En 2008, Perkins a raconté dans une interview que le Gouvernement de Correa était menacé à cause de ses politiques anti-néolibérales, de ses relations avec les Gouvernements révolutionnaires du Venezuela, de Cuba et de l’Iran et de sa politique destinée à reprendre le contrôle de l’industrie pétrolière en Equateur pour la réorienter au profit des grandes majorités historiquement exclues.

 

Les plans d’assassinat de chefs d’Etat de la CIA

Dans une interview qui lui a été accordée à la veille des élections présidentielles de 2012, le journaliste Jorge Gestoso a demandé à Rafael Correa s’il craignait d’être assassiné. Celui-ci lui a répondu : « C’est une possibilité qui ne peut être exclue. »Correa a rappelé la tentative de coup d’Etat contre lui survenue le 30 septembre 2010 au cours de laquelle il a été retenu prisonnier pendant plus de 10 heures par des membres de la police. « Bien que la presse veuille nier ce qui est irréfutable, les photos des six marques de balles sur le capot de la voiture présidentielle sont là. Les ordres étaient : « Tuez le Président ! » raconte-t-il.

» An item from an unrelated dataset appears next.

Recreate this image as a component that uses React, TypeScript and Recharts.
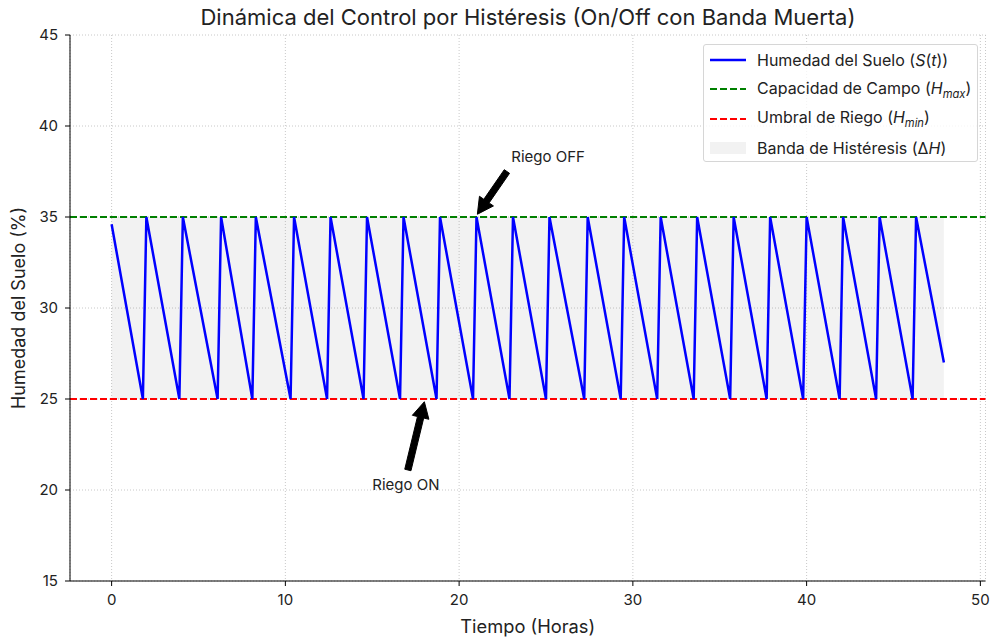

De même, il a soutenu les dénonciations du journaliste chilien Patricio Mery Bell concernant des opérations de la CIA et de la DEA (Agence Antidrogues des Etats-Unis) pour introduire 300Kg de drogue par mois au Chili et financer avec les excédents la déstabilisation du Gouvernement équatorien. Il n’a pas non plus écarté la possibilité qu’il y ait des plans d’assassinat du chef d’Etat dans son pays et a soutenu les dénonciations concernant l’ingérence de la CIA faites par Craig Murray, ex ambassadeur britannique en Ouzbékistan.

Les activités de la CIA n’ont jamais cessé ni en Equateur ni en Amérique Latine car il a été démontré que peu importe la souveraineté quand le but est que prévale la domination de l’empire dans la région mais aussi qu’il y a toujours eu des personnages capables de trahir leur pays pour se mettre au service des intérêts étrangers.